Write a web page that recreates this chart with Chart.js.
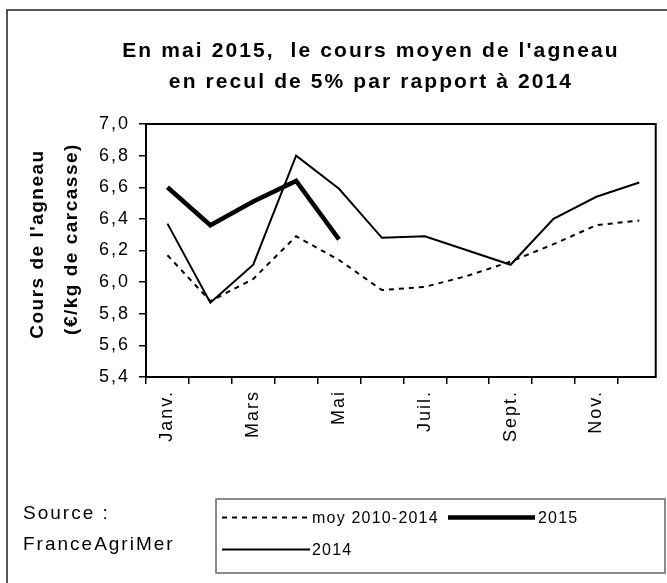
<!DOCTYPE html>
<html>
<head>
<meta charset="utf-8">
<script src="https://cdn.jsdelivr.net/npm/chart.js@4"></script>
<style>
  body { margin: 0; background: #fff; }
  canvas { display: block; }
</style>
</head>
<body>
<canvas id="agneauChart" width="667" height="583"></canvas>
<script>
// Données (€/kg de carcasse)
var mois = ['Janv.', 'Févr.', 'Mars', 'Avr.', 'Mai', 'Juin', 'Juil.', 'Août', 'Sept.', 'Oct.', 'Nov.', 'Déc.'];
var moisAffiches = ['Janv.', '', 'Mars', '', 'Mai', '', 'Juil.', '', 'Sept.', '', 'Nov.', ''];
var moy20102014 = [6.17, 5.88, 6.02, 6.29, 6.14, 5.95, 5.97, 6.04, 6.13, 6.24, 6.36, 6.39];
var cours2015 = [6.60, 6.36, 6.51, 6.64, 6.27, null, null, null, null, null, null, null];
var cours2014 = [6.37, 5.87, 6.11, 6.80, 6.59, 6.28, 6.29, 6.20, 6.11, 6.40, 6.54, 6.63];
var yMin = 5.4, yMax = 7.0, yPas = 0.2;

var titre = ["En mai 2015,  le cours moyen de l'agneau", "en recul de 5% par rapport à 2014"];
var titreAxe = ["Cours de l'agneau", "(€/kg de carcasse)"];
var source = ['Source :', 'FranceAgriMer'];
var legende = ['moy 2010-2014', '2015', '2014'];

var police = "'Liberation Sans', Arial, sans-serif";

// Dessin du cadre, des titres, de la source et de la légende
var decor = {
    id: 'decor',
    beforeDraw: function(chart) {
        chart.ctx.letterSpacing = '2px';
    },
    afterDraw: function(chart) {
        var ctx = chart.ctx;
        var a = chart.chartArea;
        ctx.save();

        // cadre extérieur (coupé à droite et en bas)
        ctx.strokeStyle = '#222';
        ctx.lineWidth = 1.5;
        ctx.beginPath();
        ctx.moveTo(7, 583);
        ctx.lineTo(7, 10);
        ctx.lineTo(667, 10);
        ctx.stroke();

        // cadre de la zone de tracé
        ctx.strokeStyle = '#000';
        ctx.lineWidth = 2;
        ctx.strokeRect(a.left, a.top, a.right - 5 - a.left, a.bottom - a.top);

        ctx.fillStyle = '#000';

        // titre
        ctx.font = 'bold 21px ' + police;
        ctx.letterSpacing = '2.1px';
        ctx.textAlign = 'center';
        ctx.textBaseline = 'alphabetic';
        ctx.fillText(titre[0], 371, 57);
        ctx.fillText(titre[1], 371, 88);

        // titre de l'axe vertical
        ctx.font = 'bold 19px ' + police;
        ctx.letterSpacing = '1.5px';
        ctx.textBaseline = 'middle';
        ctx.save();
        ctx.translate(38, 244);
        ctx.rotate(-Math.PI / 2);
        ctx.fillText(titreAxe[0], 0, 0);
        ctx.restore();
        ctx.save();
        ctx.translate(72, 239);
        ctx.rotate(-Math.PI / 2);
        ctx.fillText(titreAxe[1], 0, 0);
        ctx.restore();

        // source
        ctx.font = '19px ' + police;
        ctx.letterSpacing = '2px';
        ctx.textAlign = 'left';
        ctx.textBaseline = 'alphabetic';
        ctx.fillText(source[0], 23, 519);
        ctx.fillText(source[1], 23, 550);

        // légende
        ctx.strokeStyle = '#666';
        ctx.lineWidth = 1.5;
        ctx.strokeRect(216, 499, 449, 74);

        var ds = chart.data.datasets;
        var lignes = [
            { x1: 222, x2: 307, y: 517.5, tx: 312, d: ds[0], t: legende[0] },
            { x1: 448, x2: 535, y: 517.5, tx: 538, d: ds[1], t: legende[1] },
            { x1: 222, x2: 310, y: 549.5, tx: 312, d: ds[2], t: legende[2] }
        ];
        ctx.font = '16px ' + police;
        ctx.letterSpacing = '1.2px';
        ctx.textBaseline = 'middle';
        lignes.forEach(function(l) {
            ctx.strokeStyle = l.d.borderColor;
            ctx.lineWidth = l.d.borderWidth;
            ctx.setLineDash(l.d.borderDash || []);
            ctx.beginPath();
            ctx.moveTo(l.x1, l.y);
            ctx.lineTo(l.x2, l.y);
            ctx.stroke();
            ctx.setLineDash([]);
            ctx.fillText(l.t, l.tx, l.y + 1);
        });

        ctx.restore();
        ctx.letterSpacing = '0px';
    }
};

var ctx = document.getElementById('agneauChart').getContext('2d');
var agneauChart = new Chart(ctx, {
    type: 'line',
    data: {
        labels: mois,
        datasets: [{
            label: legende[0],
            data: moy20102014,
            borderColor: '#000',
            borderWidth: 2,
            borderDash: [5, 5],
            pointRadius: 0,
            tension: 0
        },
        {
            label: legende[1],
            data: cours2015,
            borderColor: '#000',
            borderWidth: 4.5,
            pointRadius: 0,
            tension: 0,
            spanGaps: false
        },
        {
            label: legende[2],
            data: cours2014,
            borderColor: '#000',
            borderWidth: 2,
            pointRadius: 0,
            tension: 0
        }]
    },
    options: {
        responsive: false,
        devicePixelRatio: 1,
        animation: false,
        layout: {
            padding: { top: 124, right: 3, bottom: 106, left: 0 }
        },
        plugins: {
            legend: { display: false },
            title: { display: false },
            tooltip: { enabled: false }
        },
        scales: {
            x: {
                offset: true,
                border: { display: false },
                grid: {
                    offset: true,
                    drawOnChartArea: false,
                    tickLength: 7,
                    lineWidth: 1.5,
                    color: function(c) { return c.type === 'tick' ? '#000' : 'rgba(0,0,0,0)'; }
                },
                ticks: {
                    autoSkip: false,
                    minRotation: 90,
                    maxRotation: 90,
                    padding: 6,
                    color: '#000',
                    font: { family: police, size: 18 },
                    callback: function(v, i) { return moisAffiches[i]; }
                },
                afterFit: function(scale) { scale.height = 100; }
            },
            y: {
                min: yMin,
                max: yMax,
                border: { display: false },
                grid: {
                    drawOnChartArea: false,
                    tickLength: 7,
                    lineWidth: 1.5,
                    color: '#000'
                },
                ticks: {
                    stepSize: yPas,
                    padding: 9,
                    color: '#000',
                    font: { family: police, size: 18 },
                    callback: function(v) { return v.toFixed(1).replace('.', ','); }
                },
                afterFit: function(scale) { scale.width = 146; }
            }
        }
    },
    plugins: [decor]
});
</script>
</body>
</html>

------------------------------------------------------------

WHAT IS REQUIRED
Quote the listing above in full, except for the pictures.

ANSWER TO THE TASK
Write a web page that recreates this chart with Chart.js.
<!DOCTYPE html>
<html>
<head>
<meta charset="utf-8">
<script src="https://cdn.jsdelivr.net/npm/chart.js@4"></script>
<style>
  body { margin: 0; background: #fff; }
  canvas { display: block; }
</style>
</head>
<body>
<canvas id="agneauChart" width="667" height="583"></canvas>
<script>
// Données (€/kg de carcasse)
var mois = ['Janv.', 'Févr.', 'Mars', 'Avr.', 'Mai', 'Juin', 'Juil.', 'Août', 'Sept.', 'Oct.', 'Nov.', 'Déc.'];
var moisAffiches = ['Janv.', '', 'Mars', '', 'Mai', '', 'Juil.', '', 'Sept.', '', 'Nov.', ''];
var moy20102014 = [6.17, 5.88, 6.02, 6.29, 6.14, 5.95, 5.97, 6.04, 6.13, 6.24, 6.36, 6.39];
var cours2015 = [6.60, 6.36, 6.51, 6.64, 6.27, null, null, null, null, null, null, null];
var cours2014 = [6.37, 5.87, 6.11, 6.80, 6.59, 6.28, 6.29, 6.20, 6.11, 6.40, 6.54, 6.63];
var yMin = 5.4, yMax = 7.0, yPas = 0.2;

var titre = ["En mai 2015,  le cours moyen de l'agneau", "en recul de 5% par rapport à 2014"];
var titreAxe = ["Cours de l'agneau", "(€/kg de carcasse)"];
var source = ['Source :', 'FranceAgriMer'];
var legende = ['moy 2010-2014', '2015', '2014'];

var police = "'Liberation Sans', Arial, sans-serif";

// Dessin du cadre, des titres, de la source et de la légende
var decor = {
    id: 'decor',
    beforeDraw: function(chart) {
        chart.ctx.letterSpacing = '2px';
    },
    afterDraw: function(chart) {
        var ctx = chart.ctx;
        var a = chart.chartArea;
        ctx.save();

        // cadre extérieur (coupé à droite et en bas)
        ctx.strokeStyle = '#222';
        ctx.lineWidth = 1.5;
        ctx.beginPath();
        ctx.moveTo(7, 583);
        ctx.lineTo(7, 10);
        ctx.lineTo(667, 10);
        ctx.stroke();

        // cadre de la zone de tracé
        ctx.strokeStyle = '#000';
        ctx.lineWidth = 2;
        ctx.strokeRect(a.left, a.top, a.right - 5 - a.left, a.bottom - a.top);

        ctx.fillStyle = '#000';

        // titre
        ctx.font = 'bold 21px ' + police;
        ctx.letterSpacing = '2.1px';
        ctx.textAlign = 'center';
        ctx.textBaseline = 'alphabetic';
        ctx.fillText(titre[0], 371, 57);
        ctx.fillText(titre[1], 371, 88);

        // titre de l'axe vertical
        ctx.font = 'bold 19px ' + police;
        ctx.letterSpacing = '1.5px';
        ctx.textBaseline = 'middle';
        ctx.save();
        ctx.translate(38, 244);
        ctx.rotate(-Math.PI / 2);
        ctx.fillText(titreAxe[0], 0, 0);
        ctx.restore();
        ctx.save();
        ctx.translate(72, 239);
        ctx.rotate(-Math.PI / 2);
        ctx.fillText(titreAxe[1], 0, 0);
        ctx.restore();

        // source
        ctx.font = '19px ' + police;
        ctx.letterSpacing = '2px';
        ctx.textAlign = 'left';
        ctx.textBaseline = 'alphabetic';
        ctx.fillText(source[0], 23, 519);
        ctx.fillText(source[1], 23, 550);

        // légende
        ctx.strokeStyle = '#666';
        ctx.lineWidth = 1.5;
        ctx.strokeRect(216, 499, 449, 74);

        var ds = chart.data.datasets;
        var lignes = [
            { x1: 222, x2: 307, y: 517.5, tx: 312, d: ds[0], t: legende[0] },
            { x1: 448, x2: 535, y: 517.5, tx: 538, d: ds[1], t: legende[1] },
            { x1: 222, x2: 310, y: 549.5, tx: 312, d: ds[2], t: legende[2] }
        ];
        ctx.font = '16px ' + police;
        ctx.letterSpacing = '1.2px';
        ctx.textBaseline = 'middle';
        lignes.forEach(function(l) {
            ctx.strokeStyle = l.d.borderColor;
            ctx.lineWidth = l.d.borderWidth;
            ctx.setLineDash(l.d.borderDash || []);
            ctx.beginPath();
            ctx.moveTo(l.x1, l.y);
            ctx.lineTo(l.x2, l.y);
            ctx.stroke();
            ctx.setLineDash([]);
            ctx.fillText(l.t, l.tx, l.y + 1);
        });

        ctx.restore();
        ctx.letterSpacing = '0px';
    }
};

var ctx = document.getElementById('agneauChart').getContext('2d');
var agneauChart = new Chart(ctx, {
    type: 'line',
    data: {
        labels: mois,
        datasets: [{
            label: legende[0],
            data: moy20102014,
            borderColor: '#000',
            borderWidth: 2,
            borderDash: [5, 5],
            pointRadius: 0,
            tension: 0
        },
        {
            label: legende[1],
            data: cours2015,
            borderColor: '#000',
            borderWidth: 4.5,
            pointRadius: 0,
            tension: 0,
            spanGaps: false
        },
        {
            label: legende[2],
            data: cours2014,
            borderColor: '#000',
            borderWidth: 2,
            pointRadius: 0,
            tension: 0
        }]
    },
    options: {
        responsive: false,
        devicePixelRatio: 1,
        animation: false,
        layout: {
            padding: { top: 124, right: 3, bottom: 106, left: 0 }
        },
        plugins: {
            legend: { display: false },
            title: { display: false },
            tooltip: { enabled: false }
        },
        scales: {
            x: {
                offset: true,
                border: { display: false },
                grid: {
                    offset: true,
                    drawOnChartArea: false,
                    tickLength: 7,
                    lineWidth: 1.5,
                    color: function(c) { return c.type === 'tick' ? '#000' : 'rgba(0,0,0,0)'; }
                },
                ticks: {
                    autoSkip: false,
                    minRotation: 90,
                    maxRotation: 90,
                    padding: 6,
                    color: '#000',
                    font: { family: police, size: 18 },
                    callback: function(v, i) { return moisAffiches[i]; }
                },
                afterFit: function(scale) { scale.height = 100; }
            },
            y: {
                min: yMin,
                max: yMax,
                border: { display: false },
                grid: {
                    drawOnChartArea: false,
                    tickLength: 7,
                    lineWidth: 1.5,
                    color: '#000'
                },
                ticks: {
                    stepSize: yPas,
                    padding: 9,
                    color: '#000',
                    font: { family: police, size: 18 },
                    callback: function(v) { return v.toFixed(1).replace('.', ','); }
                },
                afterFit: function(scale) { scale.width = 146; }
            }
        }
    },
    plugins: [decor]
});
</script>
</body>
</html>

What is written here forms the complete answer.